MobileRead Forums - View Single Post

Tex2002ans · 11-06-2019, 03:16 AM

Quote:

Originally Posted by JSWolf

I have read 11/22/63. I know why that was done. It was done to simulate the way it was done in the pBook. The thing is, 34 complete fonts were embedded. S&S should have subset all of those fonts. That would have saved a lot of space.

The version I had they were subset (~44KBs each). Not as bad as it could've been, but still extra bloat.

Quote:

Originally Posted by JSWolf

But the way Penguin does it is 100% useless. It's just an advert.

Yes, a font just for advertisements... that's definitely overboard (and then when they forget to subset...).

Similarly, I've run across books with embedded fonts for those preview chapters of other/next books.

Quote:

Originally Posted by JSWolf

There are times when some extended characters are used and yes, it better to make sure they are available. But why do some eBooks have a span around these characters? That's just silly.

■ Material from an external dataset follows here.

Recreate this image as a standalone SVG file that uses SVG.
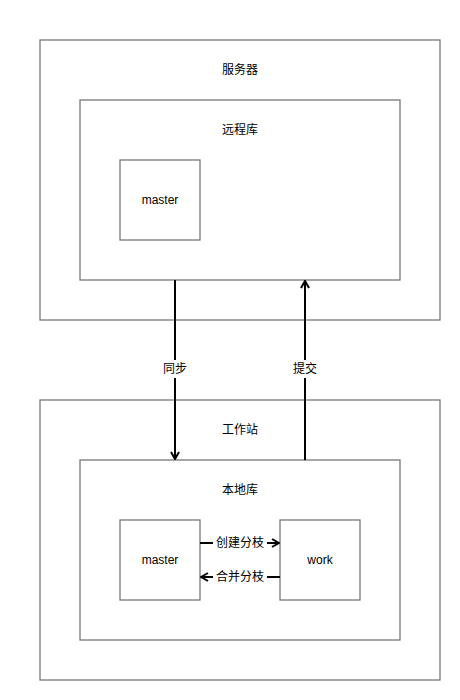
<svg xmlns="http://www.w3.org/2000/svg" width="460" height="700" viewBox="0 0 460 700">
<style>
.box{fill:#fff;stroke:#777;stroke-width:1.3}
.t{font-family:"Liberation Sans","Noto Sans CJK SC",sans-serif;font-size:12px;fill:#000;text-anchor:middle;dominant-baseline:central}
.c{stroke:#000;stroke-width:2;fill:none}
.lb{fill:#fff}
</style>
<defs>
<marker id="ah2" viewBox="0 0 10 10" refX="9" refY="5" markerWidth="10" markerHeight="10" orient="auto" markerUnits="userSpaceOnUse">
<path d="M2,1 L9,5 L2,9" fill="none" stroke="#000" stroke-width="2"/>
</marker>
</defs>
<rect width="460" height="700" fill="#fff"/>
<g id="server"><rect class="box" x="40" y="40" width="400" height="280"/><text class="t" x="240" y="70">服务器</text></g>
<g id="remote"><rect class="box" x="80" y="100" width="320" height="180"/><text class="t" x="240" y="130">远程库</text></g>
<g id="remote-master"><rect class="box" x="120" y="160" width="80" height="80"/><text class="t" x="160" y="200">master</text></g>
<g id="workstation"><rect class="box" x="40" y="400" width="400" height="280"/><text class="t" x="240" y="430">工作站</text></g>
<g id="local"><rect class="box" x="80" y="460" width="320" height="180"/><text class="t" x="240" y="490">本地库</text></g>
<g id="local-master"><rect class="box" x="120" y="520" width="80" height="80"/><text class="t" x="160" y="560">master</text></g>
<g id="work"><rect class="box" x="280" y="520" width="80" height="80"/><text class="t" x="320" y="560">work</text></g>
<g id="connectors">
<line class="c" x1="175" y1="280" x2="175" y2="459" marker-end="url(#ah2)"/>
<rect class="lb" x="160" y="360" width="30" height="18"/><text class="t" x="175" y="369">同步</text>
<line class="c" x1="305" y1="460" x2="305" y2="281" marker-end="url(#ah2)"/>
<rect class="lb" x="290" y="360" width="30" height="18"/><text class="t" x="305" y="369">提交</text>
<line class="c" x1="200" y1="543" x2="279" y2="543" marker-end="url(#ah2)"/>
<rect class="lb" x="213" y="534" width="54" height="18"/><text class="t" x="240" y="543">创建分枝</text>
<line class="c" x1="280" y1="577" x2="201" y2="577" marker-end="url(#ah2)"/>
<rect class="lb" x="213" y="568" width="54" height="18"/><text class="t" x="240" y="577">合并分枝</text>
</g>
</svg>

I think it might be a leftover from conversion, or the tool treating accented characters as a "foreign" character.

Example, let's say in the original source document (DOCX, InDesign, etc. etc.):

Code:

I went to the caf<span lang="fr">é</span>.

On the print-book surface, it looks "normal"... but when exported to ebook, let's say their workflow strips lang:

Code:

I went to the caf<span>é</span>.

And lots of times it occurs from copying/pasting from other sources, etc. Like a designer might copy/paste HTML from a site into InDesign, and all this other cruft gets carried over. They wipe it and reformat it in InDesign, but some of the hidden junk is still there.

I was scratching my head over a similar "bug" for years. One of the clients I work for exports from InDesign, and every so often I would just get very strange "Arabic-Indic Numbers":

InDesign EPUB Export:

Quote:

For more information, see Book title (١٩٣٢, Publisher), p. 123.

Actual Correct:

Quote:

For more information, see Book title (1932, Publisher), p. 123.

You couldn't search the InDesign file for the string "١٩٣٢", such characters didn't exist!

Turns out, wherever they copied/pasted from occasionally had random teeny sections of text marked as lang="ar-SA".

So in PDF, it exports and looks fine.
In the PDF tags, it exports and looks fine (English).
In other formats, it exports and looks fine...
In EPUB, InDesign automatically converted the 1932 into indic characters, because it thought it was written in Arabic.

I think some of this might also get introduced when the main OS/program language is different from the book language. Let's say you send yours over to a French typesetter who has their InDesign set to French. Well, some of that crap might sneak in, even if they try their best to change everything to English. (I recently saw this with a Homeschooling book I read for book club...)

Sometimes you run spellcheck, make a few corrections, and in the backend, the program "helpfully" adds lang information to that specific word.

Quote:

Originally Posted by JSWolf

Role, epub:type, figure, section and other stuff that's actually not needed is what I get rid of.

That stuff's more helpful for Accessibility.